Your task:
Print, word for word, every line from the beginning of the listing up to and including the line with "import seaborn as sns". Pictures are to be excluded.

===

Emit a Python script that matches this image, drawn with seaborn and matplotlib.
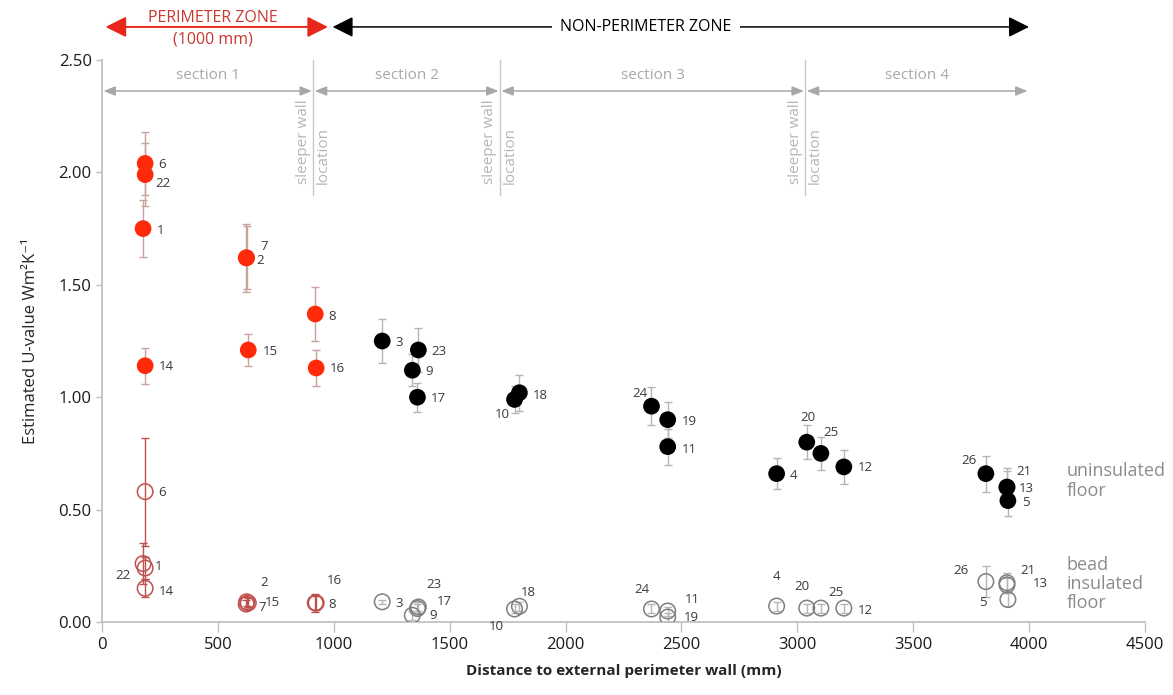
import numpy as np
import pandas as pd
import matplotlib
matplotlib.use('Agg')
import matplotlib.pyplot as plt
import seaborn as sns

# ==============================================================================
# DATA
# ==============================================================================
sensors = [6, 22, 1, 14, 7, 2, 15, 8, 16, 3, 23, 9, 17, 10, 18, 24, 19, 11, 4, 20, 25, 12, 26, 21, 13, 5]
distance_mm = [186, 186, 177, 186, 622, 624, 631, 920, 924, 1209, 1365, 1339, 1361, 1780, 1801,
               2371, 2441, 2441, 2911, 3041, 3102, 3201, 3814, 3905, 3905, 3909]
u_uninsulated = [2.04, 1.99, 1.75, 1.14, 1.62, 1.62, 1.21, 1.37, 1.13, 1.25, 1.21, 1.12, 1.00, 0.99, 1.02,
                 0.96, 0.90, 0.78, 0.66, 0.80, 0.75, 0.69, 0.66, 0.60, 0.60, 0.54]
err_uninsulated = [0.14, 0.14, 0.125, 0.08, 0.15, 0.14, 0.07, 0.12, 0.08, 0.10, 0.10, 0.07, 0.065, 0.06, 0.08,
                   0.085, 0.08, 0.08, 0.07, 0.075, 0.075, 0.075, 0.08, 0.085, 0.07, 0.07]
u_bead = [0.58, 0.24, 0.26, 0.15, 0.08, 0.09, 0.085, 0.085, 0.085, 0.09, 0.067, 0.03, 0.06, 0.058, 0.07,
          0.058, 0.022, 0.049, 0.071, 0.062, 0.062, 0.062, 0.18, 0.175, 0.165, 0.10]
err_bead = [0.24, 0.05, 0.09, 0.04, 0.02, 0.02, 0.02, 0.04, 0.03, 0.01, 0.02, 0.02, 0.02, 0.02, 0.02,
            0.02, 0.02, 0.02, 0.02, 0.02, 0.02, 0.02, 0.07, 0.045, 0.03, 0.03]

section_bounds = [0, 912, 1717, 3035, 4000]
section_names = ['section 1', 'section 2', 'section 3', 'section 4']
x_ticks = [0, 500, 1000, 1500, 2000, 2500, 3000, 3500, 4000, 4500]
y_ticks = [0.0, 0.5, 1.0, 1.5, 2.0, 2.5]

# label offsets in pixels (dx right, dy down) -- styling only
lab_off_unins = {6: (17, 1), 22: (18, 9), 1: (17, 2), 14: (21, 1), 7: (18, -11), 2: (13, 3), 15: (22, 2),
                 8: (17, 2), 16: (21, 1), 3: (17, 1), 23: (21, 2), 9: (17, 1), 17: (21, 1), 10: (-12, 15),
                 18: (21, 3), 24: (-12, -13), 19: (22, 2), 11: (22, 3), 4: (17, 2), 20: (1, -25),
                 25: (10, -21), 12: (22, 1), 26: (-17, -13), 21: (17, -16), 13: (19, 1), 5: (18, 2)}
lab_off_bead = {6: (17, 1), 22: (-22, 7), 1: (15, 3), 14: (21, 3), 7: (16, 3), 2: (17, -19), 15: (24, 0),
                8: (17, 2), 16: (18, -22), 3: (17, 2), 23: (16, -22), 17: (27, -7), 9: (21, 0),
                10: (-18, 18), 18: (9, -14), 24: (-10, -19), 19: (24, 0), 11: (25, -12), 4: (0, -30),
                20: (-5, -22), 25: (15, -16), 12: (22, 2), 26: (-25, -11), 21: (21, -12), 13: (33, -1),
                5: (-25, 3)}

RED = '#ff2a0a'
RED_OPEN = '#c0504d'
RED_ERR = '#c9a19d'
GREY_OPEN = '#7f7f7f'
GREY_ERR = '#b5b5b5'
LIGHT = '#a8a8a8'

# ==============================================================================
# PLOT
# ==============================================================================
sns.set_theme(style='white')
plt.rcParams['font.family'] = ['Open Sans', 'DejaVu Sans']

df = pd.DataFrame({'sensor': sensors, 'distance': distance_mm,
                   'u_unins': u_uninsulated, 'err_unins': err_uninsulated,
                   'u_bead': u_bead, 'err_bead': err_bead})
df['perimeter'] = df['distance'] < 1000

fig = plt.figure(figsize=(11.73, 6.95), dpi=100)
ax = fig.add_axes([0.087, 0.105, 0.889, 0.8087])

for per, sub in df.groupby('perimeter'):
    ecol_f = RED_ERR if per else GREY_ERR
    ax.errorbar(sub['distance'], sub['u_unins'], yerr=sub['err_unins'], fmt='none',
                ecolor=ecol_f, elinewidth=1, capsize=3, zorder=1)
    ax.errorbar(sub['distance'], sub['u_bead'], yerr=sub['err_bead'], fmt='none',
                ecolor=RED_OPEN if per else GREY_ERR, elinewidth=1, capsize=3, zorder=1)
    sns.scatterplot(data=sub, x='distance', y='u_unins', color=RED if per else 'black',
                    s=145, edgecolor='none', ax=ax, zorder=3, legend=False)
    sns.scatterplot(data=sub, x='distance', y='u_bead', facecolors='none',
                    edgecolors=RED_OPEN if per else GREY_OPEN, linewidth=1.1,
                    s=125, ax=ax, zorder=3, legend=False)

for _, r in df.iterrows():
    dx, dy = lab_off_unins[r['sensor']]
    ax.annotate(str(int(r['sensor'])), (r['distance'], r['u_unins']), xytext=(dx, -dy),
                textcoords='offset pixels', ha='center', va='center', fontsize=9.5,
                color='#3a3a3a', annotation_clip=False)
    dx, dy = lab_off_bead[r['sensor']]
    ax.annotate(str(int(r['sensor'])), (r['distance'], r['u_bead']), xytext=(dx, -dy),
                textcoords='offset pixels', ha='center', va='center', fontsize=9.5,
                color='#3a3a3a', annotation_clip=False)

ax.set_xlim(0, 4500)
ax.set_ylim(0, 2.5)
ax.set_xticks(x_ticks)
ax.set_yticks(y_ticks)
ax.set_yticklabels([f'{v:.2f}' for v in y_ticks])
ax.tick_params(axis='both', labelsize=12, colors='#bfbfbf', labelcolor='#1a1a1a')
ax.tick_params(axis='x', length=7, width=1, direction='out', bottom=True)
ax.tick_params(axis='y', length=4, width=1, direction='out', left=True)
for side in ['top', 'right']:
    ax.spines[side].set_visible(False)
for side in ['left', 'bottom']:
    ax.spines[side].set_color('#bfbfbf')
ax.set_xlabel('Distance to external perimeter wall (mm)', fontsize=11, fontweight='bold', labelpad=8)
ax.set_ylabel('Estimated U-value Wm²K⁻¹', fontsize=12, labelpad=14)

# --- section arrows and sleeper wall markers ---
for i, name in enumerate(section_names):
    a, b = section_bounds[i], section_bounds[i + 1]
    ax.annotate('', xy=(a + 6, 2.362), xytext=(b - 6, 2.362),
                arrowprops=dict(arrowstyle='<|-|>,head_length=0.5,head_width=0.2', color=LIGHT,
                                lw=1.1, mutation_scale=14, shrinkA=0, shrinkB=0),
                annotation_clip=False)
    ax.text((a + b) / 2, 2.43, name, ha='center', va='center', fontsize=11, color=LIGHT)
for xb in section_bounds[1:4]:
    ax.plot([xb, xb], [2.5, 1.9], color='#c8c8c8', lw=1, zorder=0)
    ax.text(xb - 12, 1.95, 'sleeper wall', rotation=90, ha='right', va='bottom',
            fontsize=11, color='#b5b5b5')
    ax.text(xb + 10, 1.95, 'location', rotation=90, ha='left', va='bottom',
            fontsize=11, color='#b5b5b5')

# --- zone arrows on top ---
ax.annotate('', xy=(15, 2.647), xytext=(975, 2.647),
            arrowprops=dict(arrowstyle='<|-|>,head_length=0.7,head_width=0.35', color='#e8261c',
                            lw=1.4, mutation_scale=18, shrinkA=0, shrinkB=0),
            annotation_clip=False)
ax.text(480, 2.688, 'PERIMETER ZONE', ha='center', va='center', fontsize=11.5, color='#c9382f')
ax.text(480, 2.593, '(1000 mm)', ha='center', va='center', fontsize=11.5, color='#c9382f')
ax.annotate('', xy=(995, 2.647), xytext=(4000, 2.647),
            arrowprops=dict(arrowstyle='<|-|>,head_length=0.7,head_width=0.35', color='black',
                            lw=1.1, mutation_scale=18, shrinkA=0, shrinkB=0),
            annotation_clip=False)
ax.text(2346, 2.647, 'NON-PERIMETER ZONE', ha='center', va='center', fontsize=11.5, color='black',
        bbox=dict(facecolor='white', edgecolor='none', pad=6))

# --- floor type labels ---
ax.text(4164, 0.627, 'uninsulated\nfloor', ha='left', va='center', fontsize=13,
        color='#8c8c8c', linespacing=1.1)
ax.text(4164, 0.169, 'bead\ninsulated\nfloor', ha='left', va='center', fontsize=13,
        color='#8c8c8c', linespacing=1.1)

fig.savefig('out.png', dpi=100)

===

Solution to this problem:
Emit a Python script that matches this image, drawn with seaborn and matplotlib.
import numpy as np
import pandas as pd
import matplotlib
matplotlib.use('Agg')
import matplotlib.pyplot as plt
import seaborn as sns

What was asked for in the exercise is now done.